In any case, the second license had not returned Waters-Pierce to its monopoly position in Texas for long. Discovery of the Spindletop oil field in 1901, ushered in with Anthony J. Lucas's 100,000-bd gusher, abruptly transformed the state's petroleum market. Large new consortiums that combined production, refining, and sales, like the Gulf Company and The Texas Company, came to dwarf Waters-Pierce. The latter, after all, had remained a marketing concern. Just a few acres at Spindletop in 1902 now produced about 20 percent of the nation's petroleum.

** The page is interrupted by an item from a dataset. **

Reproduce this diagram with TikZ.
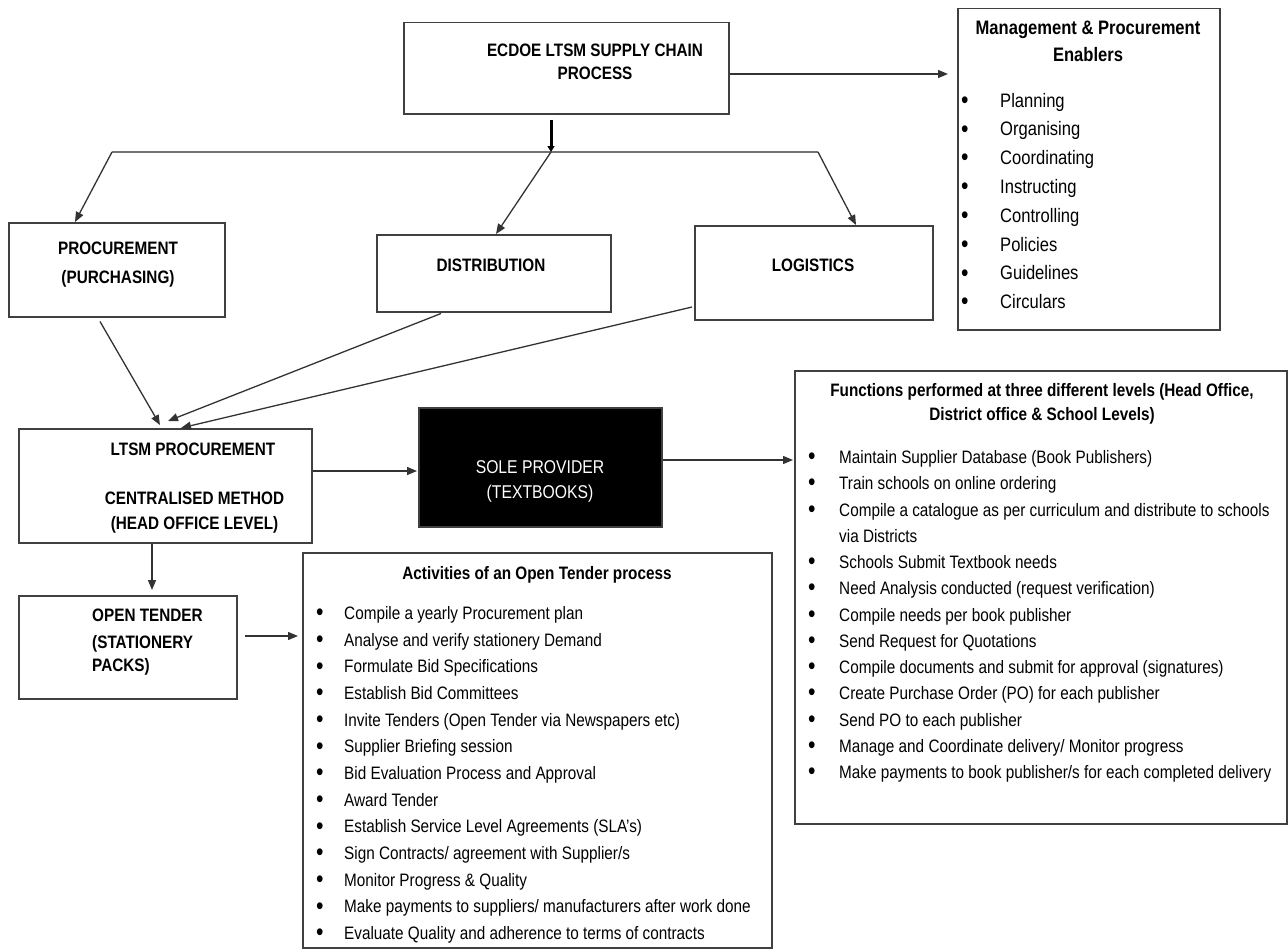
\documentclass[tikz,border=0pt]{standalone}
\usepackage{fontspec}
\setmainfont{Liberation Sans}[FakeStretch=0.85]
\usetikzlibrary{arrows.meta,calc}
\newcommand{\mybul}[1]{\makebox[#1][l]{\hspace{-1pt}\raisebox{-1.2pt}{\fontsize{25}{25}\selectfont\textbullet}}}
\begin{document}
\begin{tikzpicture}[x=1pt,y=-1pt,
  box/.style={draw=black!75, line width=1.5pt, inner sep=0pt, anchor=north west},
  arr/.style={draw=black!80, line width=1.3pt, -{Triangle[length=10pt,width=8pt]}},
  branch/.style={draw=black!55, line width=2pt},
  hd/.style={font=\bfseries\fontsize{18}{22}\selectfont, inner sep=0pt, anchor=base},
  hdm/.style={font=\bfseries\fontsize{19.5}{24}\selectfont, inner sep=0pt, anchor=base},
  it/.style={font=\fontsize{18}{22}\selectfont, inner sep=0pt, anchor=base west},
  itm/.style={font=\fontsize{19.5}{24}\selectfont, inner sep=0pt, anchor=base west}]
\useasboundingbox (0,0) rectangle (1288,950);

% boxes
\node[box, minimum width=325pt, minimum height=91pt] (top) at (403,22) {};
\node[box, minimum width=262pt, minimum height=321pt] (mgmt) at (957,8) {};
\node[box, minimum width=216pt, minimum height=94pt] (proc) at (8,222) {};
\node[box, minimum width=234pt, minimum height=77pt] (dist) at (376,234) {};
\node[box, minimum width=238pt, minimum height=94pt] (logi) at (694,225) {};
\node[box, minimum width=293pt, minimum height=114pt] (ltsm) at (18,428) {};
\node[box, fill=black, minimum width=243pt, minimum height=119pt] (sole) at (418,407) {};
\node[box, minimum width=492pt, minimum height=453pt] (func) at (794,370) {};
\node[box, minimum width=218pt, minimum height=103pt] (open) at (18,595) {};
\node[box, minimum width=469pt, minimum height=395pt] (act) at (302,552) {};

% box texts
\node[hd] (topt1) at (595,56.5) {ECDOE LTSM SUPPLY CHAIN};
\node[hd] (topt2) at (595,79.5) {PROCESS};
\node[hdm] (mgt1) at (1088,35) {Management \& Procurement};
\node[hdm] (mgt2) at (1088,62) {Enablers};
\node[hd] (proct1) at (118,254.5) {PROCUREMENT};
\node[hd] (proct2) at (118,283.5) {(PURCHASING)};
\node[hd] (distt) at (491,271.5) {DISTRIBUTION};
\node[hd] (logit) at (813,271.5) {LOGISTICS};
\node[hd] (ltsmt1) at (193,455.5) {LTSM PROCUREMENT};
\node[hd] (ltsmt2) at (194.5,504.5) {CENTRALISED METHOD};
\node[hd] (ltsmt3) at (194.5,529.5) {(HEAD OFFICE LEVEL)};
\node[hd, font=\fontsize{18.5}{22}\selectfont, text=white] (solet1) at (540,473.5) {SOLE PROVIDER};
\node[hd, font=\fontsize{18.5}{22}\selectfont, text=white] (solet2) at (540,498.5) {(TEXTBOOKS)};
\node[hd, anchor=base west] (opent1) at (92,621.5) {OPEN TENDER};
\node[hd, anchor=base west] (opent2) at (92,648.5) {(STATIONERY};
\node[hd, anchor=base west] (opent3) at (92,671.5) {PACKS)};
\node[hd] (actt) at (537,579.5) {Activities of an Open Tender process};
\node[hd] (funct1) at (1042,396.5) {Functions performed at three different levels (Head Office,};
\node[hd] (funct2) at (1042,420.5) {District office \& School Levels)};

% lists
\foreach \t [count=\i from 0] in {Planning, Organising, Coordinating, Instructing, Controlling, Policies, Guidelines, Circulars}
  \node[itm] (mg\i) at (962,{107+\i*28.8}) {\mybul{38pt}\t};

\foreach \k/\t in {0/{Maintain Supplier Database (Book Publishers)},
  1/{Train schools on online ordering},
  2/{Compile a catalogue as per curriculum and distribute to schools},
  4/{Schools Submit Textbook needs},
  5/{Need Analysis conducted (request verification)},
  6/{Compile needs per book publisher},
  7/{Send Request for Quotations},
  8/{Compile documents and submit for approval (signatures)},
  9/{Create Purchase Order (PO) for each publisher},
  10/{Send PO to each publisher},
  11/{Manage and Coordinate delivery/ Monitor progress},
  12/{Make payments to book publisher/s for each completed delivery}}
  \node[it] (fn\k) at (809,{463.5+\k*26.25}) {\mybul{30pt}\t};
\node[it] (fn3) at (839,{463.5+3*26.25}) {via Districts};

\foreach \k/\t in {0/{Compile a yearly Procurement plan},
  1/{Analyse and verify stationery Demand},
  2/{Formulate Bid Specifications},
  3/{Establish Bid Committees},
  4/{Invite Tenders (Open Tender via Newspapers etc)},
  5/{Supplier Briefing session},
  6/{Bid Evaluation Process and Approval},
  7/{Award Tender},
  8/{Establish Service Level Agreements (SLA’s)},
  9/{Sign Contracts/ agreement with Supplier/s},
  10/{Monitor Progress \& Quality},
  11/{Make payments to suppliers/ manufacturers after work done},
  12/{Evaluate Quality and adherence to terms of contracts}}
  \node[it] (ac\k) at (317,{619.5+\k*26.67}) {\mybul{27pt}\t};

% connectors
\coordinate (hub) at (551,152);
\coordinate (hl) at (112,152);
\coordinate (hr) at (818,152);
\draw[branch] (hl) -- (hr);
\draw[draw=black, line width=3pt, -{Triangle[length=6pt,width=7pt]}] ($(top.south west)+(148,5)$) -- (hub);
\draw[arr] (hl) -- ($(proc.north west)+(67,0)$);
\draw[arr] (hub) -- ($(dist.north west)+(120,0)$);
\draw[arr] (hr) -- ($(logi.north west)+(162,0)$);
\draw[arr] ($(top.north east)+(0,52)$) -- ($(mgmt.north west)+(-9,66)$);
\draw[arr] ($(proc.south west)+(92,4)$) -- ($(ltsm.north west)+(142,-3)$);
\draw[arr] ($(dist.south west)+(65,1)$) -- ($(ltsm.north west)+(150,-7)$);
\draw[arr] ($(logi.north west)+(-2,82)$) -- ($(ltsm.north west)+(163,0)$);
\draw[arr] ($(ltsm.north east)+(0,43)$) -- ($(sole.north west)+(-1,64)$);
\draw[arr] ($(sole.north east)+(0,53)$) -- ($(func.north west)+(-1,90)$);
\draw[arr] ($(ltsm.south west)+(134,0)$) -- ($(open.north west)+(134,-5)$);
\draw[arr] ($(open.north east)+(7,41)$) -- ($(act.north west)+(-4,84)$);
\end{tikzpicture}
\end{document}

Several of the new Texas refineries would have exported to Mexico, if Waters-Pierce had not already had a refinery in place at Tampico. When these first Texas wells began to flow to salt water in 1903, the wildcatters opened up new booms elsewhere in Texas and, by 1907, in Louisiana and Oklahoma as well. By 1902, Texas produced more than 18.5 million barrels of oil, second only to the new boom state of Ohio. As other companies — such as Joseph Cullinan's The Texas Company — expanded refining capacities along the Gulf Coast from 700 bd in 1902 to 200,000 bd in 1905, Waters-Pierce was left out.[21] In the fullness of
time anyway, the company's reorganization had come to seem the fiction it actually was. The state of Texas filed another lawsuit in 1907, resulting in a second revocation of Pierce's license. The continuation of Waters-Pierce's exclusive relationship with Standard Oil had violated the 1903 Texas statute against unfair competition. The Texas courts found that even after the breakup of the Standard Oil Trust in 1892, the Standard Oil Company "controlled, managed and directed" Waters-Pierce.[22] Its connection to Standard Oil that had once made the sales company such a powerful business entity in the American Southwest now, after 1901, relegated Pierce's firm to second-class citizenship within the booming industry. Waters-Pierce would be condemned to repeat the same cycle of power and vulnerability in Mexico.